**Instructions for the task**
Where a line in the listing contains the string "React", copy that line out.

**Supplied data**
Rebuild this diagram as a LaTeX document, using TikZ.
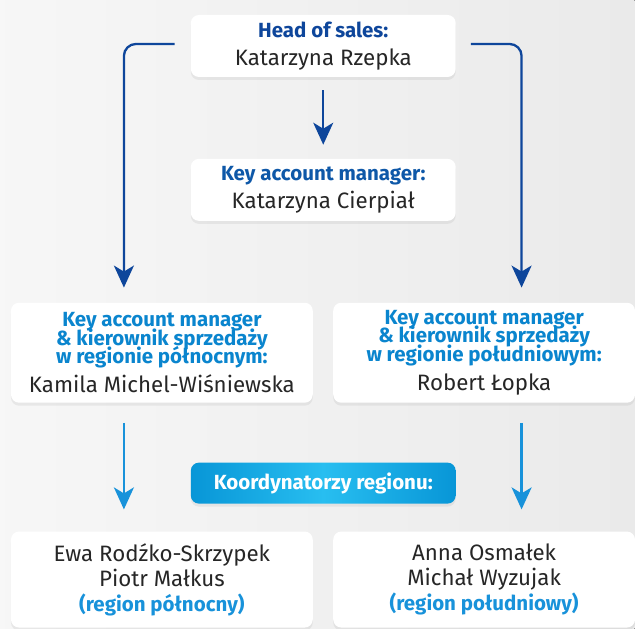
\documentclass[tikz,border=0pt]{standalone}
\usepackage{fontspec}
\setmainfont{Fira Sans}
\usetikzlibrary{arrows.meta, shadows}
\definecolor{headblue}{RGB}{14,70,155}
\definecolor{kamblue}{RGB}{14,88,168}
\definecolor{regblue}{RGB}{10,133,206}
\definecolor{lowblue}{RGB}{24,146,218}
\definecolor{koordblue}{RGB}{8,150,215}
\definecolor{koordlight}{RGB}{40,190,240}
\definecolor{bggray}{RGB}{234,234,234}
\newcommand{\tightlines}{\lineskiplimit=-20pt\relax}
\tikzstyle{box} = [rectangle, rounded corners=8pt, fill=white, text centered, align=center, inner sep=0pt, text=black!85,
  drop shadow={opacity=0.12, shadow xshift=0pt, shadow yshift=-3pt}]
\tikzstyle{topbox} = [box, minimum width=265pt, minimum height=62pt, font=\fontsize{20.5}{18.5}\selectfont\tightlines]
\tikzstyle{midbox} = [box, minimum width=302pt, minimum height=100pt, font=\fontsize{20.5}{18.5}\selectfont\tightlines]
\tikzstyle{lowbox} = [box, minimum width=302pt, minimum height=96pt, font=\fontsize{22.3}{25}\selectfont\tightlines]
\tikzstyle{koord} = [rectangle, rounded corners=8pt, left color=koordblue, right color=koordblue, middle color=koordlight,
  minimum width=265pt, minimum height=41pt, text=white, font=\fontsize{20.5}{18.5}\selectfont\bfseries,
  drop shadow={opacity=0.12, shadow xshift=0pt, shadow yshift=-3pt}]
\tikzstyle{darrow} = [line width=2.3pt, draw=headblue, -{Stealth[length=22pt, width=20pt, inset=6pt]}]
\tikzstyle{larrow} = [line width=2.3pt, draw=lowblue, -{Stealth[length=22pt, width=20pt, inset=6pt]}]
\newcommand{\nm}[1]{{\fontsize{22.3}{25}\selectfont #1}}
\begin{document}
\begin{tikzpicture}[x=1pt, y=-1pt]
            \fill [left color=white!60!bggray, right color=bggray] (0,0) rectangle (635,629);
            \node [topbox] at (323.5,46) (head) {\textcolor{headblue}{\bfseries Head of sales:}\\[9.5pt]\nm{Katarzyna Rzepka}};
            \node [topbox] at (323.5,190) (kam) {\textcolor{kamblue}{\bfseries Key account manager:}\\[9.5pt]\nm{Katarzyna Cierpiał}};
            \node [midbox] at (162,353) (north) {\color{regblue}\bfseries Key account manager\\ \color{regblue}\bfseries \& kierownik sprzedaży\\ \color{regblue}\bfseries w regionie północnym:\\[10.5pt]\nm{Kamila Michel-Wiśniewska}};
            \node [midbox] at (484.5,353) (south) {\color{regblue}\bfseries Key account manager\\ \color{regblue}\bfseries \& kierownik sprzedaży\\ \color{regblue}\bfseries w regionie południowym:\\[10.5pt]\nm{Robert Łopka}};
            \node [koord] at (323.5,483.5) (koord) {Koordynatorzy regionu:};
            \node [lowbox] at (162,580) (ngroup) {Ewa Rodźko-Skrzypek\\ Piotr Małkus\\ \textcolor{lowblue}{\fontsize{20.5}{25}\selectfont\bfseries (region północny)}};
            \node [lowbox] at (484.5,580) (sgroup) {Anna Osmałek\\ Michał Wyzujak\\ \textcolor{lowblue}{\fontsize{20.5}{25}\selectfont\bfseries (region południowy)}};
            \draw [darrow, shorten <=13pt, shorten >=14pt] (head) -- (kam);
            \draw [darrow, rounded corners=12pt] ([xshift=-16pt,yshift=2pt]head.west) -| ([xshift=-38pt,yshift=15pt]north.north);
            \draw [darrow, rounded corners=12pt] ([xshift=15pt,yshift=2pt]head.east) -| ([xshift=37.5pt,yshift=15pt]south.north);
            \draw [larrow] ([xshift=-38pt,yshift=-20pt]north.south) -- ([xshift=-38pt,yshift=22pt]ngroup.north);
            \draw [larrow] ([xshift=37.5pt,yshift=-20pt]south.south) -- ([xshift=37.5pt,yshift=22pt]sgroup.north);
            \end{tikzpicture}
\end{document}
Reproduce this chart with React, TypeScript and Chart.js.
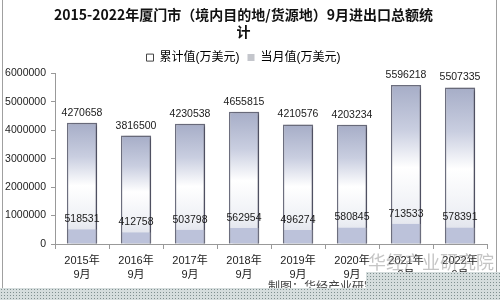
import React, { useEffect, useRef } from "react";
import { Chart, registerables } from "chart.js";

Chart.register(...registerables);

const years = ["2015年", "2016年", "2017年", "2018年", "2019年", "2020年", "2021年", "2022年"];
const monthLabel = "9月";
const cumulative = [4270658, 3816500, 4230538, 4655815, 4210576, 4203234, 5596218, 5507335];
const monthly = [518531, 412758, 503798, 562954, 496274, 580845, 713533, 578391];
const seriesNames = ["累计值(万美元)", "当月值(万美元)"];
const titleLines = ["2015-2022年厦门市（境内目的地/货源地）9月进出口总额统", "计"];
const yMax = 6000000;
const yStep = 1000000;

const NUM_FONT = "'Liberation Sans', Arial, sans-serif";
const CJK_FONT = "'Liberation Sans', 'Noto Sans CJK SC', sans-serif";

export default function App() {
  const ref = useRef<HTMLCanvasElement | null>(null);

  useEffect(() => {
    document.body.style.margin = "0";
    const canvas = ref.current;
    if (!canvas) return;

    const shadowPlugin = {
      id: "barShadow",
      beforeDatasetDraw(chart: any, args: any) {
        const ctx = chart.ctx;
        ctx.save();
        if (args.index === 0) {
          ctx.shadowColor = "rgba(40,40,60,0.45)";
          ctx.shadowOffsetX = 3;
          ctx.shadowOffsetY = 1;
          ctx.shadowBlur = 3;
        }
      },
      afterDatasetDraw(chart: any) {
        chart.ctx.restore();
      },
    };

    const labelPlugin = {
      id: "valueLabels",
      afterDatasetsDraw(chart: any) {
        const ctx = chart.ctx;
        ctx.save();
        ctx.font = `10.5px ${NUM_FONT}`;
        ctx.fillStyle = "#1a1a1a";
        ctx.textAlign = "center";
        ctx.textBaseline = "middle";
        chart.data.datasets.forEach((ds: any, di: number) => {
          const meta = chart.getDatasetMeta(di);
          meta.data.forEach((el: any, i: number) => {
            ctx.fillText(String(ds.data[i]), el.x, el.y - 10);
          });
        });
        ctx.restore();
      },
    };

    const chart = new Chart(canvas, {
      type: "bar",
      data: {
        labels: years.map((y) => [y, monthLabel]),
        datasets: [
          {
            label: seriesNames[0],
            data: cumulative,
            grouped: false,
            order: 2,
            categoryPercentage: 0.8,
            barPercentage: 0.7,
            borderColor: "#6c6e7e",
            borderWidth: 1.5,
            borderSkipped: "bottom",
            backgroundColor: (c: any) => {
              const chart = c.chart;
              const area = chart.chartArea;
              if (!area || c.raw == null || !chart.scales.y) return "#d0d4e2";
              const top = chart.scales.y.getPixelForValue(c.raw);
              const base = chart.scales.y.getPixelForValue(0);
              const g = chart.ctx.createLinearGradient(0, top, 0, base);
              g.addColorStop(0, "#a6adc7");
              g.addColorStop(0.28, "#c9cee0");
              g.addColorStop(0.52, "#ffffff");
              g.addColorStop(0.8, "#eef0f5");
              g.addColorStop(1, "#d6d9e4");
              return g;
            },
          } as any,
          {
            label: seriesNames[1],
            data: monthly,
            grouped: false,
            order: 1,
            categoryPercentage: 0.8,
            barPercentage: 0.7,
            backgroundColor: "#bcc2da",
            borderColor: "#6c6e7e",
            borderWidth: { top: 0, left: 1.5, right: 1.5, bottom: 0 },
            borderSkipped: false,
          } as any,
        ],
      },
      options: {
        responsive: false,
        animation: false,
        events: [],
        layout: { padding: { left: 0, right: 13, top: 0, bottom: 0 } },
        plugins: {
          tooltip: { enabled: false },
          title: {
            display: true,
            text: titleLines,
            color: "#111",
            font: { family: "'Noto Sans CJK SC', sans-serif", size: 14, weight: "bold", lineHeight: 1.2 },
            padding: { top: 6, bottom: 4 },
          },
          legend: {
            display: true,
            labels: {
              boxWidth: 7,
              boxHeight: 7,
              padding: 8,
              color: "#333",
              font: { family: CJK_FONT, size: 12 },
              generateLabels: () => [
                { text: seriesNames[0], fillStyle: "#ffffff", strokeStyle: "#444", lineWidth: 1, datasetIndex: 0, hidden: false },
                { text: seriesNames[1], fillStyle: "#c4c6cc", strokeStyle: "#c4c6cc", lineWidth: 0, datasetIndex: 1, hidden: false },
              ] as any,
            },
          },
        },
        scales: {
          x: {
            grid: { offset: true, drawOnChartArea: false, drawTicks: true, tickLength: 5, color: "#999" },
            border: { display: true, color: "#999" },
            ticks: {
              color: "#222",
              padding: 5,
              maxRotation: 0,
              autoSkip: false,
              font: { family: CJK_FONT, size: 11, lineHeight: 1.3 },
            },
            afterFit: (s: any) => {
              s.height = 56;
            },
          },
          y: {
            min: 0,
            max: yMax,
            grid: { drawOnChartArea: false, drawTicks: true, tickLength: 4, color: "#999" },
            border: { display: true, color: "#999" },
            ticks: {
              stepSize: yStep,
              color: "#222",
              padding: 5,
              font: { family: NUM_FONT, size: 10.5 },
              callback: (v: any) => String(v),
            },
            afterFit: (s: any) => {
              s.width = 55;
            },
          },
        },
      },
      plugins: [shadowPlugin, labelPlugin],
    });

    return () => chart.destroy();
  }, []);

  return (
    <div style={{ position: "fixed", left: 0, top: 0, width: 500, height: 300, background: "#fff", overflow: "hidden" }}>
      <canvas ref={ref} width={500} height={300} style={{ position: "absolute", left: 0, top: 0 }} />
      <div style={{ position: "absolute", left: 2, top: 0, width: 1, height: 290, background: "#a0a0a0" }} />
      <div style={{ position: "absolute", left: 496, top: 0, width: 1, height: 272, background: "#a0a0a0" }} />
      <div
        style={{
          position: "absolute",
          left: 368,
          top: 250,
          fontFamily: "'Noto Sans CJK SC', sans-serif",
          fontSize: 18,
          color: "rgba(150,150,150,0.55)",
          whiteSpace: "nowrap",
          lineHeight: "22px",
        }}
      >
        华经产业研究院
      </div>
      <div
        style={{
          position: "absolute",
          left: 268,
          top: 278,
          fontFamily: "'Noto Sans CJK SC', sans-serif",
          fontSize: 12,
          color: "#444",
          whiteSpace: "nowrap",
          lineHeight: "16px",
        }}
      >
        制图：华经产业研究院
      </div>
      <div
        style={{
          position: "absolute",
          left: 0,
          top: 288,
          width: 500,
          height: 12,
          backgroundColor: "#d5dddd",
          backgroundImage: "radial-gradient(circle, #7f8f8f 0.7px, transparent 1px)",
          backgroundSize: "3px 3px",
        }}
      />
      <div
        style={{
          position: "absolute",
          left: 366,
          top: 272,
          width: 134,
          height: 16,
          backgroundColor: "#d5dddd",
          backgroundImage: "radial-gradient(circle, #7f8f8f 0.7px, transparent 1px)",
          backgroundSize: "3px 3px",
        }}
      />
    </div>
  );
}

**In response**
Reproduce this chart with React, TypeScript and Chart.js.
import React, { useEffect, useRef } from "react";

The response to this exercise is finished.